*TASK INSTRUCTIONS:* In the listing that follows, retype every line from the first through the one containing "const yTicksA = [11, 12, 13, 14];". Pictures are to be left out.

* * *

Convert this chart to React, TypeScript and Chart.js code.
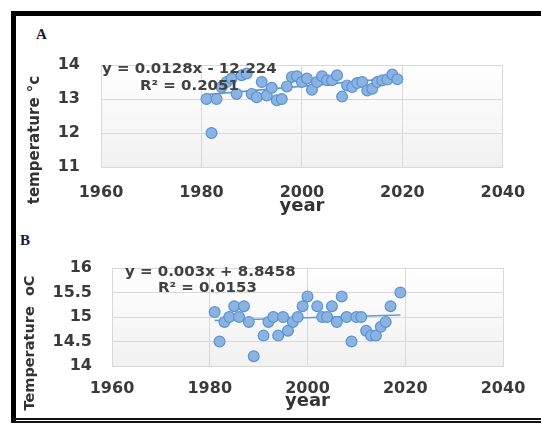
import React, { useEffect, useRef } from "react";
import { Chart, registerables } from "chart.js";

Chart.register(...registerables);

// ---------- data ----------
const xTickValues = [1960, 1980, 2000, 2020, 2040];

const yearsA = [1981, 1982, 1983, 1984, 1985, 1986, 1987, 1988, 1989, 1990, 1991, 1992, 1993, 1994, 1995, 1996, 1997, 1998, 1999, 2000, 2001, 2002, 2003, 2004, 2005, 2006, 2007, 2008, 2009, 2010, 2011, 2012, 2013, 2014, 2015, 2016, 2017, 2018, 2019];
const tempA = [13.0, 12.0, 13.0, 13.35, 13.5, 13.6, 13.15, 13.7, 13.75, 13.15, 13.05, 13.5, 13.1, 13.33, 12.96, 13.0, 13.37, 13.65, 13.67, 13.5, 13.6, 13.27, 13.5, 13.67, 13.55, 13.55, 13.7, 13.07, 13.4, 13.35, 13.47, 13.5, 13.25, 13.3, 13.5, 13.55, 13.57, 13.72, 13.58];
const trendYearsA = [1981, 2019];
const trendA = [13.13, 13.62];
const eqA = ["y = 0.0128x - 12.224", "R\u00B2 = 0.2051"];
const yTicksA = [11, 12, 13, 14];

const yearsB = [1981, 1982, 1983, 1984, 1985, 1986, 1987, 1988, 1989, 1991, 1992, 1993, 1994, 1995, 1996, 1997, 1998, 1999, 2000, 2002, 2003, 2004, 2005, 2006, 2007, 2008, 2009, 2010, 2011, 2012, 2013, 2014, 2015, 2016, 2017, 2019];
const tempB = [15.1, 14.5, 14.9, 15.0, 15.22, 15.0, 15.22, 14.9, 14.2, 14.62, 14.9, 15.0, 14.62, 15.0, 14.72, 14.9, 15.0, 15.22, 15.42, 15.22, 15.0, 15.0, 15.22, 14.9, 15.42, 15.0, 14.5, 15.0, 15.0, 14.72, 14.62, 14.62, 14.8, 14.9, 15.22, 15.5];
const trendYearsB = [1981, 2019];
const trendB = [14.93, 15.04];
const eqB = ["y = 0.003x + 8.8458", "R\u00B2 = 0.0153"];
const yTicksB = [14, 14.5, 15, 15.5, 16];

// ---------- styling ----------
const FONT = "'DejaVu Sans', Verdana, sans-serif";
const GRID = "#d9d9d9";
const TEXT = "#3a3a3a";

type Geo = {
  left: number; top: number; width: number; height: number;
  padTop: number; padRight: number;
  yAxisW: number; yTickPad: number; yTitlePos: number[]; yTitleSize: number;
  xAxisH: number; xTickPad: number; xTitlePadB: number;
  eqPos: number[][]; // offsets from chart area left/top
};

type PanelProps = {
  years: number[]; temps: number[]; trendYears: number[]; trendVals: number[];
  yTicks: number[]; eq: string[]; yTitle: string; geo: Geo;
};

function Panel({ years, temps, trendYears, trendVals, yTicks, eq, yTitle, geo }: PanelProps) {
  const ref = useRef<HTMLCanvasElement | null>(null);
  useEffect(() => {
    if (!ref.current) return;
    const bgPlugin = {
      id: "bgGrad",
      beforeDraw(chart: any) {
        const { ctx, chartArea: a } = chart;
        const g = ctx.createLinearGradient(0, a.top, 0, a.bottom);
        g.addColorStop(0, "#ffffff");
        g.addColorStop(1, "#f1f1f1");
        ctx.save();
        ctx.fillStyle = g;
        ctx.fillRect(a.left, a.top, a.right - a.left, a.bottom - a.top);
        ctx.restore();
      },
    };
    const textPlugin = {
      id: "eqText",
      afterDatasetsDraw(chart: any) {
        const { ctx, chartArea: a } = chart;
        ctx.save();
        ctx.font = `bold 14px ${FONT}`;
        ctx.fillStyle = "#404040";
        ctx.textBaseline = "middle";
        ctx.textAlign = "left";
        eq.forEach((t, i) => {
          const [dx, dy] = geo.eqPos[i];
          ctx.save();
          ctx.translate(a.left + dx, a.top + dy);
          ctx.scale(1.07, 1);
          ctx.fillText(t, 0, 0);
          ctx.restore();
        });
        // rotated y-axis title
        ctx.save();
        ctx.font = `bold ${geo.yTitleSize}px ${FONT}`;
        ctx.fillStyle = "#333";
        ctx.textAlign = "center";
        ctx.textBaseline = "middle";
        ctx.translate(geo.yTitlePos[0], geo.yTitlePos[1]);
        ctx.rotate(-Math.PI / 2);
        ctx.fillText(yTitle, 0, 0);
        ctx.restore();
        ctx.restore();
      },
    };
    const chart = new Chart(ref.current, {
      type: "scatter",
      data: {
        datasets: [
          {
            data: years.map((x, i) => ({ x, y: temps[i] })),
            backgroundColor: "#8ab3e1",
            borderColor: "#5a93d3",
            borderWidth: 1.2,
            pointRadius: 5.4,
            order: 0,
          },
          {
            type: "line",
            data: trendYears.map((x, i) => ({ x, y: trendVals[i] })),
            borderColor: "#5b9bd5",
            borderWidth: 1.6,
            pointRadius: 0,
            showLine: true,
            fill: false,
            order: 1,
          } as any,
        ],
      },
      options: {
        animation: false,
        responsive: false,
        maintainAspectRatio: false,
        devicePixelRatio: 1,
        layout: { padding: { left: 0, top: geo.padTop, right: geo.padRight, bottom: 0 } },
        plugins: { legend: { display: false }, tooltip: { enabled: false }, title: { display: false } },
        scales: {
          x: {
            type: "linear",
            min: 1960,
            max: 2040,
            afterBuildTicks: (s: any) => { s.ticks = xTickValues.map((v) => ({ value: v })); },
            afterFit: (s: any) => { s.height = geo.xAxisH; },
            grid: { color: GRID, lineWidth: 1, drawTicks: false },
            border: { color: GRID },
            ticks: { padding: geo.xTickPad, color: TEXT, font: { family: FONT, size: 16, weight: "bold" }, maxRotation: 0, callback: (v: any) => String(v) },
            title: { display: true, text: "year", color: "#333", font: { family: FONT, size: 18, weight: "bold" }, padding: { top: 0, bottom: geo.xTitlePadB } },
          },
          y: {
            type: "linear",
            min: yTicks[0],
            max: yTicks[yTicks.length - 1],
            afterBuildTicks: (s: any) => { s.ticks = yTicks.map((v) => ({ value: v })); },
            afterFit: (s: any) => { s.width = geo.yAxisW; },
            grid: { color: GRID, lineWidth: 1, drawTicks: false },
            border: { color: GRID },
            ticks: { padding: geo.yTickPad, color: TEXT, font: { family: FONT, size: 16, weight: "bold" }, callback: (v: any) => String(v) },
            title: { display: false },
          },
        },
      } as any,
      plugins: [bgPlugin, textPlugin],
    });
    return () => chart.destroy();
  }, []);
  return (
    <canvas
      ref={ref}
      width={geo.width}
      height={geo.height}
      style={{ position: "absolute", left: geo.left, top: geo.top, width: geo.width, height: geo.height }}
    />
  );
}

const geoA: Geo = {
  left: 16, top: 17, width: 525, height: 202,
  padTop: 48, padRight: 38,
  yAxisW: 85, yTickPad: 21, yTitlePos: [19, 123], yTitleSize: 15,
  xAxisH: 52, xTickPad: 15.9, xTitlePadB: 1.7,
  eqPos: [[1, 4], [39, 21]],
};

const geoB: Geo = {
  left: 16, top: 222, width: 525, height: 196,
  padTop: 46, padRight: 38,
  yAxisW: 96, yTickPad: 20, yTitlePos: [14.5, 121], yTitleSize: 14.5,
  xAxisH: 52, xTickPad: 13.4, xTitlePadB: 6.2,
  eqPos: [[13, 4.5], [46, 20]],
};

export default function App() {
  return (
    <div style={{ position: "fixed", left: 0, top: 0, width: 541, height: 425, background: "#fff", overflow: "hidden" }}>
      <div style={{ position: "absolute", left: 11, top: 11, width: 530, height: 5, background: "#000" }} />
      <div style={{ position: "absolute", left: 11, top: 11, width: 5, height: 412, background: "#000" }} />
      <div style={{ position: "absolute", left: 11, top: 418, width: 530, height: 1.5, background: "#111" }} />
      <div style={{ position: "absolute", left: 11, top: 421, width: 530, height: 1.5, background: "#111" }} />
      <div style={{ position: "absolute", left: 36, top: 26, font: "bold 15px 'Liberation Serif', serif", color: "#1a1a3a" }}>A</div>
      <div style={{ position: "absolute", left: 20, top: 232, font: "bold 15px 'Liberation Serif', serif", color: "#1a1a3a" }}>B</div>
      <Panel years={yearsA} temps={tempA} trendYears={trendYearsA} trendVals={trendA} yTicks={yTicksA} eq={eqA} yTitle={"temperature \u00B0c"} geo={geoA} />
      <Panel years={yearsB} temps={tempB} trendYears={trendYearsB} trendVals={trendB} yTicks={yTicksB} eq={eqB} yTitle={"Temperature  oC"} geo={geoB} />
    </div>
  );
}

* * *

*ANSWER TO THIS TASK:*
Convert this chart to React, TypeScript and Chart.js code.
import React, { useEffect, useRef } from "react";
import { Chart, registerables } from "chart.js";

Chart.register(...registerables);

// ---------- data ----------
const xTickValues = [1960, 1980, 2000, 2020, 2040];

const yearsA = [1981, 1982, 1983, 1984, 1985, 1986, 1987, 1988, 1989, 1990, 1991, 1992, 1993, 1994, 1995, 1996, 1997, 1998, 1999, 2000, 2001, 2002, 2003, 2004, 2005, 2006, 2007, 2008, 2009, 2010, 2011, 2012, 2013, 2014, 2015, 2016, 2017, 2018, 2019];
const tempA = [13.0, 12.0, 13.0, 13.35, 13.5, 13.6, 13.15, 13.7, 13.75, 13.15, 13.05, 13.5, 13.1, 13.33, 12.96, 13.0, 13.37, 13.65, 13.67, 13.5, 13.6, 13.27, 13.5, 13.67, 13.55, 13.55, 13.7, 13.07, 13.4, 13.35, 13.47, 13.5, 13.25, 13.3, 13.5, 13.55, 13.57, 13.72, 13.58];
const trendYearsA = [1981, 2019];
const trendA = [13.13, 13.62];
const eqA = ["y = 0.0128x - 12.224", "R\u00B2 = 0.2051"];
const yTicksA = [11, 12, 13, 14];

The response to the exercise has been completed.